India is on the verge of a revolution in its stock trading sector thanks to the introduction of the T+0 trade settlement cycle. The Securities and Exchange Board of India (SEBI) has announced that a beta version of same-day business settlement will be implemented for a select group of stocks and brokers. This move positions India as the second country, after China, to adopt such a swift settlement cycle, in contrast to the two-day period commonly used in other major economies.
Anticipated Advantages of T+0 Trade Settlement
The transition to T+0 trade settlement is expected to bring several benefits. Rakeshh Mehta, chairman of Mehta Group – Mehta Equities, highlights that this change could significantly reduce counterparty risk and enhance market efficiency by facilitating quick exchanges between buyers and sellers. Additionally, the new system could significantly decrease operational costs for market participants and ease the funding expenses currently borne by brokers.

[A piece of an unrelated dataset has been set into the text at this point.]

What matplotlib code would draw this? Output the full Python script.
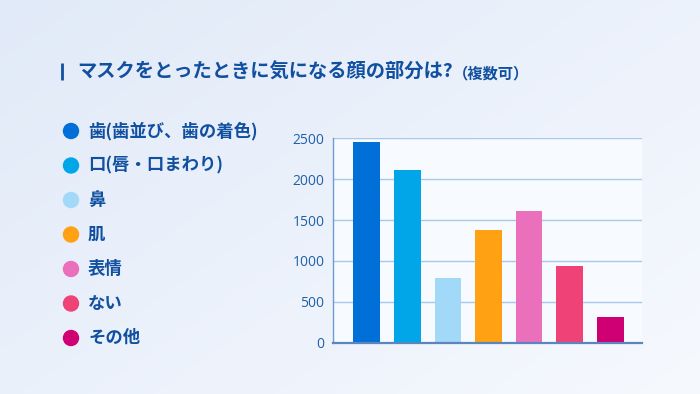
import numpy as np
import matplotlib
matplotlib.use("Agg")
import matplotlib.pyplot as plt
from matplotlib.patches import Circle

plt.rcParams['font.family'] = ['Noto Sans CJK JP', 'DejaVu Sans']

# data
categories = ["歯(歯並び、歯の着色)", "口(唇・口まわり)", "鼻", "肌", "表情", "ない", "その他"]
values = [2450, 2110, 790, 1375, 1610, 940, 320]
colors = ["#0070d8", "#00a6e8", "#a2d8f8", "#ffa112", "#ea70bb", "#ef4277", "#cf0073"]
yticks = [0, 500, 1000, 1500, 2000, 2500]

TXT = "#1150a0"
W, H = 700, 394

fig = plt.figure(figsize=(W / 100, H / 100), dpi=100)

# background gradient, pixel coords
bg = fig.add_axes([0, 0, 1, 1])
yy, xx = np.mgrid[0:1:200j, 0:1:300j]
t = np.clip(0.55 * xx + 0.45 * yy, 0, 1)
c0 = np.array([0xe1, 0xea, 0xf8]) / 255
c1 = np.array([0xf6, 0xf9, 0xfe]) / 255
img = c0[None, None, :] * (1 - t[..., None]) + c1[None, None, :] * t[..., None]
bg.imshow(img, extent=[0, W, H, 0], aspect="auto", zorder=0)
bg.set_xlim(0, W)
bg.set_ylim(H, 0)
bg.axis("off")

# title
bg.plot([62, 62], [63, 80], color=TXT, lw=2, solid_capstyle="butt")
bg.text(77, 72, "マスクをとったときに気になる顔の部分は?", color=TXT, fontsize=13.9,
        fontweight="bold", va="center", ha="left")
bg.text(453, 73, "（複数可）", color=TXT, fontsize=11, fontweight="bold",
        va="center", ha="left")

# legend
for i, (lab, col) in enumerate(zip(categories, colors)):
    y = 131 + i * 34.5
    bg.add_patch(Circle((71, y), 7.5, color=col, zorder=2))
    bg.text(88, y, lab, color=TXT, fontsize=12.5, fontweight="bold", va="center", ha="left")

# bar chart
ax = fig.add_axes([332.7 / W, (H - 342.7) / H, 309 / W, 204.4 / H])
ax.set_facecolor("#f7faff")
x = np.arange(len(values))
ax.bar(x, values, width=0.655, color=colors, zorder=3)
ax.set_xlim(-0.835, 6.77)
ax.set_ylim(0, 2500)
ax.set_yticks(yticks)
ax.set_xticks([])
ax.yaxis.grid(True, color="#a9c9ea", lw=1, zorder=1)
ax.tick_params(axis="y", length=0, pad=6, labelsize=10, labelcolor="#2060a8")
for lab in ax.get_yticklabels():
    lab.set_family(["Open Sans", "DejaVu Sans"])
for s in ["top", "right"]:
    ax.spines[s].set_visible(False)
ax.spines["left"].set_color("#6d9bd2")
ax.spines["left"].set_linewidth(1)
ax.spines["bottom"].set_color("#5b86bd")
ax.spines["bottom"].set_linewidth(1.6)
ax.spines["bottom"].set_zorder(4)

fig.savefig("out.png", dpi=100)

Shrey Jain, founder & CEO of SAS Online, suggests that T+0 settlement could release brokers’ funds within the system, thus reducing overall business expenses. Moreover, instant settlement is predicted to increase market liquidity by motivating investors to convert stocks into cash on the same day. This modification also aims to minimize the risk faced by investors in case of seller default or delay.
Challenges and Considerations
While the potential advantages of the T+0 settlement system are promising, its implementation will not be without challenges. Experts suggest that this change would require a substantial overhaul of existing market infrastructure, systems, and processes, which could be complex and potentially costly. There are also concerns that a shorter settlement cycle could lead to increased market volatility.
Aligning with International Financial Market Norms
The introduction of the T+0 settlement system represents a significant step towards aligning India with international financial market norms. Countries such as Russia, South Korea, Taiwan, and Hong Kong have already adopted this system for specific securities. Gagan Singla, MD of BlinkX by JM Financial, sees this move as an indication of India’s commitment to advancing its financial landscape.
Market Participants’ Outlook
As India prepares for the transition to T+0 settlement, market participants are cautiously optimistic. Atul Parakh, CEO of Bigul, emphasizes the need for proactive adaptation to the revised settlement timelines and protocols. Despite recognizing the complexities and challenges ahead, participants eagerly await the potential benefits of this system.
Assessment and Future Steps
SEBI plans to evaluate the progress of the T+0 settlement system after three and six months before deciding on subsequent steps. While it is too early to predict the long-term impact, market participants are closely observing whether this new system will prove advantageous and fruitful for India’s trading sector. SEBI aims to transition from the current T+1 settlement to an optional T+0 settlement, eventually allowing instant settlement within an hour of the trade.
Foreign Portfolio Investors’ Reservations
Despite the major advancement in India’s stock market, foreign portfolio investors have expressed reservations about the same-day payments regime. They believe that such a transition could lead to liquidity concerns. The Asia Securities Industry and Financial Markets Association (ASIFMA) warns that this decision could fragment market volumes due to the existence of two settlement cycles.
Understanding T+1 and T+0 Settlement
Currently, SEBI’s T+1 settlement process involves payment settlement within 24 hours of a trade, while T+0 settlement allows transactions until 4:30 pm on the same day. The initial launch of the same-day settlement involves optional T+0 settlement, which is expected to help institutions adapt to the shorter settlement cycle.